Israeli Prime Minister Benjamin Netanyahu, right, will have to take a clear message to his meeting with U.S. President Donald Trump.Credit: HANDOUT/REUTERS

When Yitzhak Rabin, Shimon Peres or Ehud Barak traveled to meet with the president of the United States, many of those on the right were filled with worry: What plans for retreat are they bringing with them to Washington, what dictates are expected – and how will they deal with them? Even the trips by Menachem Begin and Yitzhak Shamir raised fears, mostly because of the suspicions as to their ability to hold their ground – and as for Begin, these suspicions were justified.

Interestingly, it is actually Prime Minister Benjamin Netanyahu, who does not stand out in his steadfastness even in the face of minor functionaries from his own party, who relatively and honorably withstood the pressures of the Obama administration, manipulated the president more than once and even appeared before the two Houses of Congress. The sulking by the opposition, and the local and American media, did not deter Netanyahu – nor did the rupture that the Foreign Ministry and intelligence community predicted.
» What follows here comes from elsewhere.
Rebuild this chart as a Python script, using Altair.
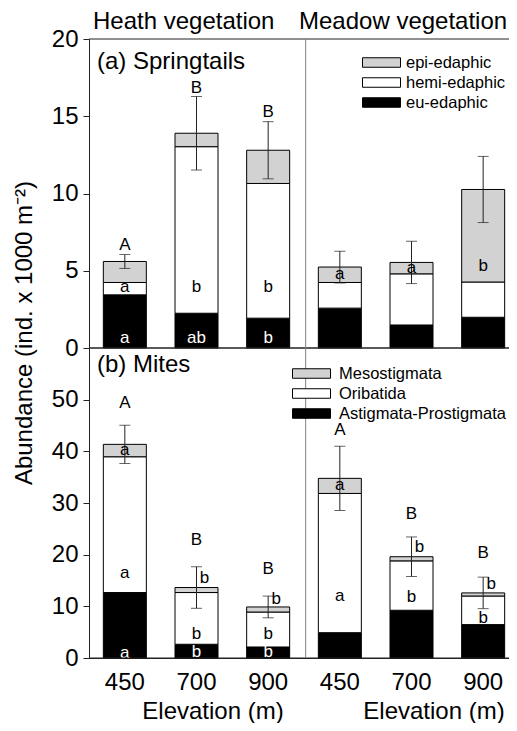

So why now, on the eve of his trip to meet a declared ally such as Donald Trump, has the latent suspicion, even in Likud, arisen again: that this time Netanyahu might well ask the president what he thinks about annexing settlement blocs only – and he will receive a positive response, and when he returns he will present it as Trumps plan. The same Trump who, as Netanyahu has said, will be the friendliest U.S. president to Israel of all time.

When he announced the construction of some 5,500 housing units, Netanyahu emphasized that almost all would be built in the settlement blocs. He even hinted that the new administration in Washington was aware of the announcement in advance. Here is the trap: If coordination did exist, then Netanyahu sketched out in the new awareness in Washington the maximum he is aspiring to, a maximum that Yair Lapid and Isaac Herzog can both claim for themselves.

If over the years Trump has heard from his friends and family about the rights of Jews to settlement and sovereignty in their entire homeland, now comes the prime minister of the Jewish state and declares, to the presidents complete surprise, that he will be satisfied with the blocs, which are just a few percent of the territory of Judea and Samaria. Beit El, which Trump contributed to its development – as did his son-in-law – with his own money, is outside the blocs.

To the best of my knowledge, Netanyahu was asked about these suspicions. His answer: I did not intend that at all. If he truly did not have that intention, then he will have to prove it. Before his trip he will have to announce that new communities will be built, and in the rest of the settlements, not just in the blocs, thousands of housing units will be built. If he does not do so, this will serve as an admission that he truly does have such intentions, and the border of the blocs is the border he is promoting.

When this framework is presented to Trump, he will give it his blessing. If Netanyahu is not afraid of a Hamas state that from the hilltops of Judea and Samaria dominates the population centers of his country, then why should the president of the United States worry about it?

If we have in the White House, as Netanyahu says, a friend unlike any other who came before him, then why not try to enlist him (in addition to canceling the Iranian nuclear agreement) to achieve goals that are much more crucial than building in the settlement blocs, such as ending U.S. support for the establishment of a Palestinian terrorist state in Judea and Samaria, and American support in the United Nations Security Council for the annexation of Area C.

It is reasonable to assume that at this stage in the Trump presidency it is possible to gain his support for these strategic goals, and even for more ambitious ones. But Netanyahu, as far as is known, does not intend to present them. The leadership of Likud and Habayit Hayehudi are aware of this.

In the few days remaining before his trip, they must make it clear to Netanyahu that he has a mandate to present – and achieve – these attainable goals. If not, the coalition will be dismantled and he may very well lose the only thing he really cares about: his position as prime minister.